Substances developed as potent and selective agents acting through adenosine and P2 receptors have proven useful as pharmacological probes and have potential for treating diseases of the central nervous system, immune system, and cardiovascular system. Recent accomplishments include the design and synthesis of the highly potent and selective A3 adenosine receptor agonists and antagonists, using a combination of library screening and optimization of known adenosine receptor ligands. These substances have been shown to be effective in models of treatment for glaucoma, cancer, stroke, and cardiac ischemia. Two selective A3 adenosine receptor agonists developed in our laboratory are currently in clinical trials for hepatocellular carcinoma, dry eye disease, psoriasis, and rheumatoid arthritis. We recently published in collaboration with Daniela Salvemini of St. Louis University the protective effect of A3 agonists in animal models of neuropathic pain. This condition can accompany treatment with cancer chemotherapeutic drugs. Thus, A3 agonists could potentially reduce this side effect and allow the life-saving anti-cancer treatment to continue. We recently found an A1 adenosine receptor agonist that has antiseizure effects in mice without some of the side effects associated with such agonists in the past. We have synthesized the first P2Y1 receptor-selective antagonists through functionalization of adenine nucleotides. The antagonists were optimized with the aid of receptor homology modeling. These substances have been shown to be effective in models of anti-thrombotic treatment, due to blockade of the proaggregatory effects of ADP. The pharmacological probes designed in our section have been used to demonstrate the connection between purine receptors and apoptosis (programmed cell death). A3 adenosine receptor agonists at low concentrations and P2Y6 receptor agonists have antiapoptotic effects and promote insulin release.

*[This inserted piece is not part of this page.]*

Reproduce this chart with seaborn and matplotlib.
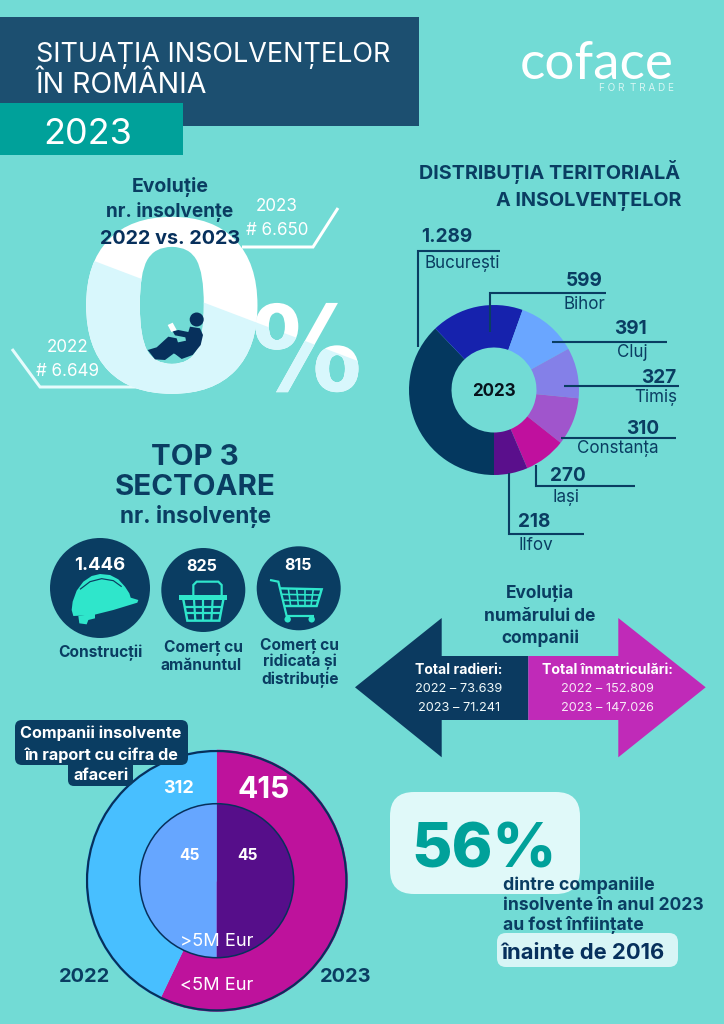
import matplotlib
matplotlib.use("Agg")
import matplotlib.pyplot as plt
import matplotlib.patheffects as pe
from matplotlib.patches import Polygon, Rectangle, Circle, FancyBboxPatch
from matplotlib.transforms import Affine2D
import seaborn as sns

# ---- data ----
regions = ["București", "Bihor", "Cluj", "Timiș", "Constanța", "Iași", "Ilfov"]
region_values = [1289, 599, 391, 327, 310, 270, 218]
region_labels = ["1.289", "599", "391", "327", "310", "270", "218"]
region_colors = ["#04385f", "#1622ad", "#6aa6ff", "#8480e8", "#a055cc", "#c0109e", "#5a0f8c"]
sectors = ["Construcții", "Comerț cu\namănuntul", "Comerț cu\nridicata și\ndistribuție"]
sector_values = ["1.446", "825", "815"]
turnover_small = [415, 312]
turnover_big = [45, 45]
turnover_outer_colors = ["#be129c", "#48bfff"]
turnover_inner_colors = ["#560e8a", "#66a6ff"]
radieri = ["2022 – 73.639", "2023 – 71.241"]
inmatriculari = ["2022 – 152.809", "2023 – 147.026"]

BG, NAVY, DEEP, TEAL, LIGHT = "#72dbd5", "#0a3d62", "#07305c", "#00a19a", "#e0f9f9"

sns.set_theme(style="white")
plt.rcParams["font.family"] = ["Inter", "DejaVu Sans"]
fig = plt.figure(figsize=(7.24, 10.24), dpi=100, facecolor=BG)

class StretchX(pe.AbstractPathEffect):
    """Widens real text horizontally around its own origin."""
    def __init__(self, sx):
        super().__init__()
        self.sx = sx
    def draw_path(self, renderer, gc, tpath, affine, rgbFace=None):
        renderer.draw_path(gc, tpath, Affine2D().scale(self.sx, 1) + affine, rgbFace)

def px_axes(cx, cy, r, z):
    a = fig.add_axes([(cx - r) / 724, 1 - (cy + r) / 1024, 2 * r / 724, 2 * r / 1024], zorder=z)
    a.patch.set_alpha(0)
    return a

base = fig.add_axes([0, 0, 1, 1], zorder=0)
base.set_xlim(0, 724); base.set_ylim(1024, 0); base.axis("off")
ax = fig.add_axes([0, 0, 1, 1], zorder=5)
ax.set_xlim(0, 724); ax.set_ylim(1024, 0); ax.axis("off"); ax.patch.set_alpha(0)

def T(x, y, s, size, weight="bold", color=NAVY, ha="center", target=ax, **kw):
    """y is the vertical middle of the capital letters; size in pixels."""
    return target.text(x, y + 0.36 * size, s, fontsize=size * 0.72, fontweight=weight,
                       color=color, ha=ha, va="baseline", zorder=6, **kw)

def L(pts, color=NAVY, lw=2.1, z=4):
    xs, ys = zip(*pts)
    ax.plot(xs, ys, color=color, lw=lw * 0.72, solid_capstyle="butt", solid_joinstyle="miter", zorder=z)

def P(pts, color, z=4):
    ax.add_patch(Polygon(pts, color=color, lw=0, zorder=z))

# ---- header ----
base.add_patch(Rectangle((0, 17), 419, 109, color="#1c4f70", lw=0))
base.add_patch(Rectangle((0, 103), 183, 52, color=TEAL, lw=0))
T(36, 52, "SITUAȚIA INSOLVENȚELOR", 27, "normal", "white", "left")
T(36, 83, "ÎN ROMÂNIA", 28.5, "normal", "white", "left")
T(43, 131, "2023", 36, "normal", "white", "left")
T(597, 60, "coface", 53, "normal", "white", family=["Lato", "DejaVu Sans"])
T(674, 87, "F O R  T R A D E", 10, "normal", "#d6f6f3", "right")

# ---- 0% ----
clip = Polygon([(60, 248), (400, 377), (400, 420), (60, 420)], transform=ax.transData)
for colr, clipped in (("white", False), ("#d8f7fc", True)):
    for s, x, size, sx in (("0", 72.5, 234, 1.22), ("%", 252, 118, 0.93)):
        t = ax.text(x, 390.5, s, fontsize=size * 0.72, fontweight="bold", color=colr, ha="left",
                    va="baseline", family="DejaVu Sans", zorder=2, alpha=1)
        t.set_path_effects([StretchX(sx)])
        if clipped:
            t.set_clip_on(True)
            t.set_clip_path(clip)
L([(242, 247), (313, 247), (338, 208)], "white", 3, 1)
L([(12, 349), (40, 387), (140, 387)], "#e6fbfc", 3, 1)
T(277, 205, "2023", 17, "normal", "white")
T(277, 229, "# 6.650", 17, "normal", "white")
T(68, 346, "2022", 17, "normal", "white")
T(68, 370, "# 6.649", 17, "normal", "white")
T(170, 185, "Evoluție", 19.5)
T(170, 210, "nr. insolvențe", 19)
T(170, 237, "2022 vs. 2023", 19.8, color=DEEP)
# reader silhouette
def R(pts):
    return [(x / 3, y / 3 + 160) for x, y in pts]
P(R([(570, 500), (600, 505), (609, 525), (602, 555), (578, 585), (545, 597), (520, 578), (530, 548),
     (558, 542), (556, 532), (525, 526), (518, 514), (535, 510), (565, 516)]), DEEP)
P(R([(505, 530), (530, 535), (548, 592), (522, 580), (495, 600), (465, 598), (443, 570), (470, 562)]), DEEP)
ax.add_patch(Circle((196.7, 319.5), 7, color=DEEP, lw=0, zorder=4))
P(R([(503, 495), (518, 488), (530, 510), (514, 516)]), "white", 5)

# ---- territorial donut ----
T(680, 172, "DISTRIBUȚIA TERITORIALĂ", 19.8, ha="right")
T(681, 199, "A INSOLVENȚELOR", 19.8, ha="right")
a1 = px_axes(494, 390, 85, 1)
a1.pie(region_values, colors=region_colors, startangle=270, counterclock=False,
       wedgeprops={"width": 0.5, "linewidth": 0})
a1.set_xlim(-1, 1); a1.set_ylim(-1, 1)
T(494, 390, "2023", 17, color="#06121c")

leaders = [[(418.3, 347), (418.3, 250.7), (500, 250.7)], [(490, 332), (490, 293.3), (606, 293.3)],
           [(552, 342), (667, 342)], [(564, 386.3), (679, 386.3)], [(561, 438), (676, 438)],
           [(535.7, 465), (535.7, 486.3), (635, 486.3)], [(509, 473), (509, 533.7), (584, 533.7)]]
num_pos = [(421, 235, "left"), (603, 279, "right"), (647, 327, "right"), (676, 376, "right"),
           (659, 427, "right"), (550, 474, "left"), (518, 520, "left")]
name_pos = [(425, 262, "left"), (605, 303, "right"), (648, 351, "right"), (677, 396, "right"),
            (659, 447, "right"), (552, 496, "left"), (519, 544, "left")]
for line, n, p, lab, nm in zip(leaders, num_pos, name_pos, region_labels, regions):
    L(line)
    T(n[0], n[1], lab, 19, ha=n[2])
    T(p[0], p[1], nm, 17, "normal", ha=p[2])

# ---- top 3 ----
T(195, 454, "TOP 3", 29.5)
T(195, 484, "SECTOARE", 29.5)
T(195, 515, "nr. insolvențe", 22.5)
circles = [(100, 588, 50), (203.3, 590, 42), (298.7, 588.3, 42)]
num_xy = [(100, 563, 18.5), (202, 565, 16), (298, 564, 16)]
lab_xy = [[(100, 652)], [(203, 646), (201, 664)], [(300, 644), (300, 661), (300, 679)]]
for c, n, v, ls, sec in zip(circles, num_xy, sector_values, lab_xy, sectors):
    ax.add_patch(Circle(c[:2], c[2], color=NAVY, lw=0, zorder=3))
    T(n[0], n[1], v, n[2], color="white")
    for (x, y), s in zip(ls, sec.split("\n")):
        T(x, y, s, 15.5)

ICON = "#2fe6cb"
def Z(pts):
    return [(x / 3 + 30, y / 3 + 530) for x, y in pts]
P(Z([(125, 240), (128, 215), (140, 182), (160, 155), (185, 138), (210, 132), (240, 135), (265, 148), (285, 170),
     (298, 190), (302, 203), (325, 210), (322, 218), (250, 240), (190, 255), (130, 258)]), ICON)
P(Z([(145, 258), (195, 250), (195, 265), (175, 270), (170, 283), (148, 280)]), ICON)
L(Z([(150, 178), (180, 155), (215, 146), (250, 152), (275, 170)]), NAVY, 1.2, 5)
# basket
L(Z([(490, 197), (490, 165), (500, 155), (565, 155), (575, 165), (575, 197)]), ICON, 2.2)
P(Z([(448, 195), (592, 195), (592, 209), (448, 209)]), ICON)
L(Z([(460, 209), (472, 272), (568, 272), (580, 209)]), ICON, 2.4)
for x0, x1 in [(492, 496), (520, 520), (548, 544)]:
    L(Z([(x0, 209), (x1, 272)]), ICON, 2.2)
L(Z([(464, 230), (576, 230)]), ICON, 2.2); L(Z([(468, 250), (572, 250)]), ICON, 2.2)
# cart
L(Z([(720, 150), (745, 155), (770, 258), (852, 258)]), ICON, 2.2)
L(Z([(750, 175), (875, 178), (860, 228), (762, 228)]), ICON, 2.4)
for x0, x1 in [(775, 782), (800, 805), (825, 825), (850, 843)]:
    L(Z([(x0, 176), (x1, 228)]), ICON, 1.6)
L(Z([(755, 193), (870, 195)]), ICON, 1.6); L(Z([(759, 211), (865, 212)]), ICON, 1.6)
ax.add_patch(Circle(Z([(773, 268)])[0], 3.2, color=ICON, lw=0, zorder=4))
ax.add_patch(Circle(Z([(845, 268)])[0], 3.2, color=ICON, lw=0, zorder=4))

# ---- arrows ----
P([(355, 687.3), (441.7, 618), (441.7, 656), (528.3, 656), (528.3, 720), (441.7, 720), (441.7, 757.3)], "#0b3a60", 3)
P([(705.7, 687.3), (618.3, 618), (618.3, 656), (528.3, 656), (528.3, 720), (618.3, 720), (618.3, 757.3)], "#c02ab8", 3)
T(540, 592, "Evoluția", 17.3); T(540, 615, "numărului de", 17.3); T(540, 637, "companii", 17.3)
T(459, 669, "Total radieri:", 14, color="white")
T(607, 669, "Total înmatriculări:", 14.2, color="white")
for y, a_txt, b_txt in zip((687, 706), radieri, inmatriculari):
    T(459, y, a_txt, 12.7, "normal", "#f2fbfb")
    T(607, y, b_txt, 12.7, "normal", "#f7e9f6")

# ---- turnover donut ----
a2 = px_axes(216.7, 880.7, 131, 1)
a2.pie(turnover_small, colors=turnover_outer_colors, startangle=90, counterclock=False, radius=1,
       wedgeprops={"linewidth": 0})
a2.pie(turnover_big, colors=turnover_inner_colors, startangle=90, counterclock=False, radius=77 / 131,
       wedgeprops={"linewidth": 0})
a2.set_xlim(-1, 1); a2.set_ylim(-1, 1)
a2.add_patch(Circle((0, 0), 0.99, fill=False, ec=DEEP, lw=1.6))
a2.add_patch(Circle((0, 0), 77 / 131, fill=False, ec=DEEP, lw=1.1))
ax.add_patch(FancyBboxPatch((21, 726), 161, 33, boxstyle="round,pad=6,rounding_size=7", color=NAVY, lw=0, zorder=3))
ax.add_patch(FancyBboxPatch((74, 760), 53, 20, boxstyle="round,pad=6,rounding_size=6", color=NAVY, lw=0, zorder=3))
T(101, 732, "Companii insolvente", 16.2, color="white")
T(101, 754, "în raport cu cifra de", 16.2, color="white")
T(101, 774, "afaceri", 16.2, color="white")
T(178, 787, str(turnover_small[1]), 18, color="white")
T(264, 787, str(turnover_small[0]), 30, color="white")
T(190, 854, str(turnover_big[1]), 15.5, color="white")
T(247, 854, str(turnover_big[0]), 15.5, color="white")
T(216.5, 939, ">5M Eur", 18.3, "normal", "white")
T(216.5, 983, "<5M Eur", 18.3, "normal", "white")
T(85, 975, "2022", 20); T(346, 975, "2023", 20)

# ---- 56% ----
ax.add_patch(FancyBboxPatch((414, 816), 142, 54, boxstyle="round,pad=24,rounding_size=24", color=LIGHT, lw=0, zorder=2))
T(484, 845, "56%", 62, "heavy", TEAL)
T(503, 884, "dintre companiile", 17.8, ha="left")
T(503, 904, "insolvente în anul 2023", 17.5, ha="left")
T(503, 924, "au fost înființate", 17.6, ha="left")
ax.add_patch(FancyBboxPatch((506, 942), 163, 16, boxstyle="round,pad=9,rounding_size=9", color="#d8f5f6", lw=0, zorder=3))
T(583, 951, "înainte de 2016", 22, color=DEEP)

fig.savefig("out.png", dpi=100, facecolor=BG)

Another potential method of using the protective effects of AR activation has been achieved through receptor engineering. Constitutively active mutant A3 adenosine receptors, in principle, could be delivered by tissue-targeted vectors for gene therapy. In addition, we have introduced the approach of neoceptors, also intended for eventual use in gene therapy, in which the putative agonist binding site is redesigned to accept only agonist molecules altered in a complementary fashion. Insight into the recognition of agonists by the receptors may be gained using site-directed mutagenesis and molecular modeling. We are exploring this approach conceptually with tailor-made agonist ligands (“neoligands”) that are selective for the neoceptor and not the native receptor, in combination with receptor mutagenesis. The neoceptor concept has so far been applied to A2A and A3 adenosine receptors.
Applying our Research
Our selective receptor ligands are used as pharmacological probes of the role of extracellular nucleosides and nucleotides in the brain and in peripheral tissues. More than 30 compounds from our lab are available commercially as research tools and are used to advance research in hundreds of laboratories. Our own internal studies and outside collaborations include studies of the role of these receptors, and possible treatments for, thrombosis, Parkinson’s disease, inflammatory diseases, cancer, diabetes, chronic neuropathic pain, and epilepsy.
Need for Further Study
The relationship between drug structure and biological activity requires further probing.